Reproduce the listing below without changes, except that pictures are left out.

▽

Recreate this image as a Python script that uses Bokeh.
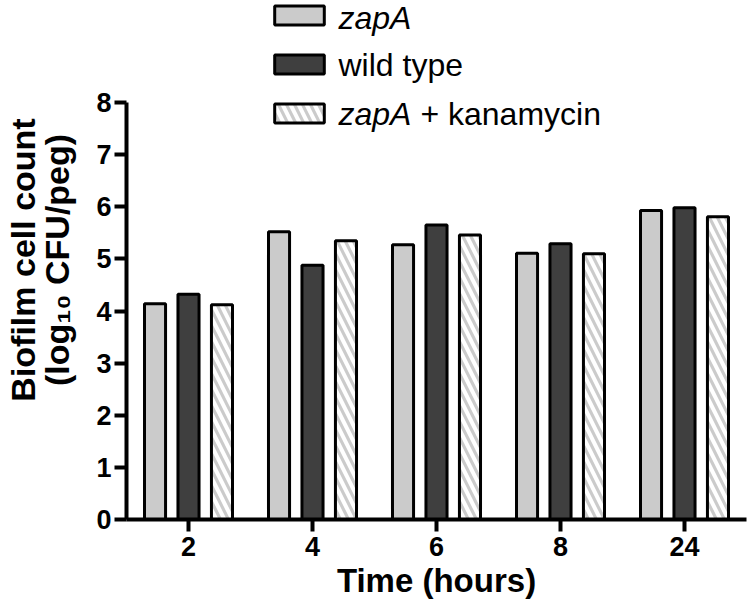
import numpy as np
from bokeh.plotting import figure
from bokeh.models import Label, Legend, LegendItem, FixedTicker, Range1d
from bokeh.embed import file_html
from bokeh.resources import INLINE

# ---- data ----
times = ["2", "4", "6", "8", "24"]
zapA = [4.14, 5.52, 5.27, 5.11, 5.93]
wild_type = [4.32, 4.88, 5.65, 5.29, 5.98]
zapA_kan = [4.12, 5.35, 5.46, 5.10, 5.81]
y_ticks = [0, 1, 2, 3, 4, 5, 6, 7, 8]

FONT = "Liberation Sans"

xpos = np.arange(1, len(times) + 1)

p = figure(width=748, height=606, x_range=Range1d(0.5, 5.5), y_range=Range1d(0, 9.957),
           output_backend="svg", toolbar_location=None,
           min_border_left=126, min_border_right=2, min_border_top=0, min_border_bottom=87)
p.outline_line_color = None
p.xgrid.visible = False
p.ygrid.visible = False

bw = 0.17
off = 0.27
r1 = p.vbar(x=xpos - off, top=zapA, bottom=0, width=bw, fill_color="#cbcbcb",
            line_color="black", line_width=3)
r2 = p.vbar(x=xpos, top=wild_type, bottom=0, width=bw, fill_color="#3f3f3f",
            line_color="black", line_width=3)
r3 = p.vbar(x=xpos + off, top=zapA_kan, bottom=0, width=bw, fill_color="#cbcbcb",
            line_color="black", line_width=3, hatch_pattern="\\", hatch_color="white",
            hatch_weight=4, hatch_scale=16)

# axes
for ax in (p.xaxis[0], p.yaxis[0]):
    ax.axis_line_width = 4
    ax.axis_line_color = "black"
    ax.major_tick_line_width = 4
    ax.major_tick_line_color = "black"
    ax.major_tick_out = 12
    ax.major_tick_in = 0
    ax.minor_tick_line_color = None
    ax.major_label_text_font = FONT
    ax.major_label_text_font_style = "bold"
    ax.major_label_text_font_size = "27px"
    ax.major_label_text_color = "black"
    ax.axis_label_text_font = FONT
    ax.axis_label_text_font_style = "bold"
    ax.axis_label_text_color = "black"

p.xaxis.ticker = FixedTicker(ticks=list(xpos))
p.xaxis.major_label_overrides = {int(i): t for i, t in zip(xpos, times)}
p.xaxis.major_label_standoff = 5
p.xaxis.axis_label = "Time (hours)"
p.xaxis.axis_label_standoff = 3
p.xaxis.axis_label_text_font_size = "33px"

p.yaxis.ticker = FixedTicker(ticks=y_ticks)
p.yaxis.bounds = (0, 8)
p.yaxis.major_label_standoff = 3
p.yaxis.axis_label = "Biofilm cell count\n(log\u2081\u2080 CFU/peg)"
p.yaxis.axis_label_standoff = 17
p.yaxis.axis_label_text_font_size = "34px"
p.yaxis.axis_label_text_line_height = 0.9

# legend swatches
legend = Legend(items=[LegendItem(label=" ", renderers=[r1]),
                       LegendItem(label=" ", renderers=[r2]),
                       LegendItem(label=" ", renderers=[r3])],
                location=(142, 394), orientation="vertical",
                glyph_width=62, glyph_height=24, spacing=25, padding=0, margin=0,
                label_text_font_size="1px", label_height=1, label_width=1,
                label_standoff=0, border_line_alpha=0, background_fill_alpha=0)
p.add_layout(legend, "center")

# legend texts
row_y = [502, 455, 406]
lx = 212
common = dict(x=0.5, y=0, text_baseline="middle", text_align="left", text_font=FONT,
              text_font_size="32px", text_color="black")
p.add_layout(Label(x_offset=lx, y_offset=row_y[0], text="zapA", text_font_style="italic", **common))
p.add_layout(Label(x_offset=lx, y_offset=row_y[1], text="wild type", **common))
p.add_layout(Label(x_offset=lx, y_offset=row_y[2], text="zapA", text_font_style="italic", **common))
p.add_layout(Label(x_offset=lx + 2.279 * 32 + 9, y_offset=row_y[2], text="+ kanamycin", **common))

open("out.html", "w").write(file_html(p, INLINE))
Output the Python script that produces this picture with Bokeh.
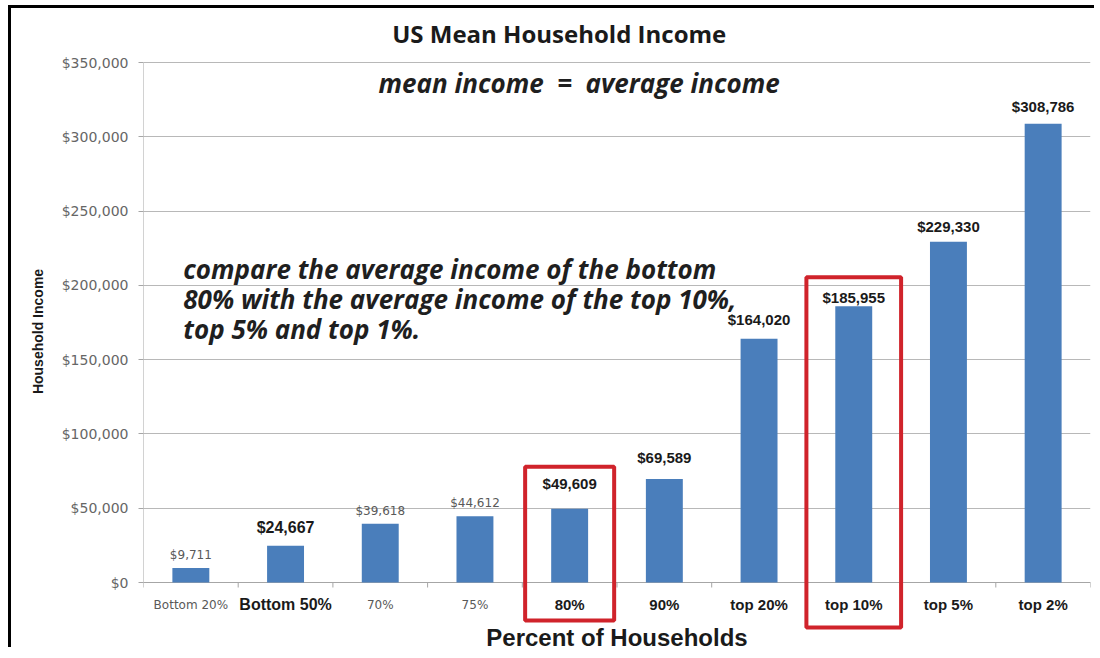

△

RESPONSE FOR THIS EXERCISE:
Recreate this image as a Python script that uses Bokeh.
import numpy as np
from bokeh.plotting import figure
from bokeh.models import Label, Legend, LegendItem, FixedTicker, Range1d
from bokeh.embed import file_html
from bokeh.resources import INLINE

# ---- data ----
times = ["2", "4", "6", "8", "24"]
zapA = [4.14, 5.52, 5.27, 5.11, 5.93]
wild_type = [4.32, 4.88, 5.65, 5.29, 5.98]
zapA_kan = [4.12, 5.35, 5.46, 5.10, 5.81]
y_ticks = [0, 1, 2, 3, 4, 5, 6, 7, 8]

FONT = "Liberation Sans"

xpos = np.arange(1, len(times) + 1)

p = figure(width=748, height=606, x_range=Range1d(0.5, 5.5), y_range=Range1d(0, 9.957),
           output_backend="svg", toolbar_location=None,
           min_border_left=126, min_border_right=2, min_border_top=0, min_border_bottom=87)
p.outline_line_color = None
p.xgrid.visible = False
p.ygrid.visible = False

bw = 0.17
off = 0.27
r1 = p.vbar(x=xpos - off, top=zapA, bottom=0, width=bw, fill_color="#cbcbcb",
            line_color="black", line_width=3)
r2 = p.vbar(x=xpos, top=wild_type, bottom=0, width=bw, fill_color="#3f3f3f",
            line_color="black", line_width=3)
r3 = p.vbar(x=xpos + off, top=zapA_kan, bottom=0, width=bw, fill_color="#cbcbcb",
            line_color="black", line_width=3, hatch_pattern="\\", hatch_color="white",
            hatch_weight=4, hatch_scale=16)

# axes
for ax in (p.xaxis[0], p.yaxis[0]):
    ax.axis_line_width = 4
    ax.axis_line_color = "black"
    ax.major_tick_line_width = 4
    ax.major_tick_line_color = "black"
    ax.major_tick_out = 12
    ax.major_tick_in = 0
    ax.minor_tick_line_color = None
    ax.major_label_text_font = FONT
    ax.major_label_text_font_style = "bold"
    ax.major_label_text_font_size = "27px"
    ax.major_label_text_color = "black"
    ax.axis_label_text_font = FONT
    ax.axis_label_text_font_style = "bold"
    ax.axis_label_text_color = "black"

p.xaxis.ticker = FixedTicker(ticks=list(xpos))
p.xaxis.major_label_overrides = {int(i): t for i, t in zip(xpos, times)}
p.xaxis.major_label_standoff = 5
p.xaxis.axis_label = "Time (hours)"
p.xaxis.axis_label_standoff = 3
p.xaxis.axis_label_text_font_size = "33px"

p.yaxis.ticker = FixedTicker(ticks=y_ticks)
p.yaxis.bounds = (0, 8)
p.yaxis.major_label_standoff = 3
p.yaxis.axis_label = "Biofilm cell count\n(log\u2081\u2080 CFU/peg)"
p.yaxis.axis_label_standoff = 17
p.yaxis.axis_label_text_font_size = "34px"
p.yaxis.axis_label_text_line_height = 0.9

# legend swatches
legend = Legend(items=[LegendItem(label=" ", renderers=[r1]),
                       LegendItem(label=" ", renderers=[r2]),
                       LegendItem(label=" ", renderers=[r3])],
                location=(142, 394), orientation="vertical",
                glyph_width=62, glyph_height=24, spacing=25, padding=0, margin=0,
                label_text_font_size="1px", label_height=1, label_width=1,
                label_standoff=0, border_line_alpha=0, background_fill_alpha=0)
p.add_layout(legend, "center")

# legend texts
row_y = [502, 455, 406]
lx = 212
common = dict(x=0.5, y=0, text_baseline="middle", text_align="left", text_font=FONT,
              text_font_size="32px", text_color="black")
p.add_layout(Label(x_offset=lx, y_offset=row_y[0], text="zapA", text_font_style="italic", **common))
p.add_layout(Label(x_offset=lx, y_offset=row_y[1], text="wild type", **common))
p.add_layout(Label(x_offset=lx, y_offset=row_y[2], text="zapA", text_font_style="italic", **common))
p.add_layout(Label(x_offset=lx + 2.279 * 32 + 9, y_offset=row_y[2], text="+ kanamycin", **common))

open("out.html", "w").write(file_html(p, INLINE))
Output the Python script that produces this picture with Bokeh.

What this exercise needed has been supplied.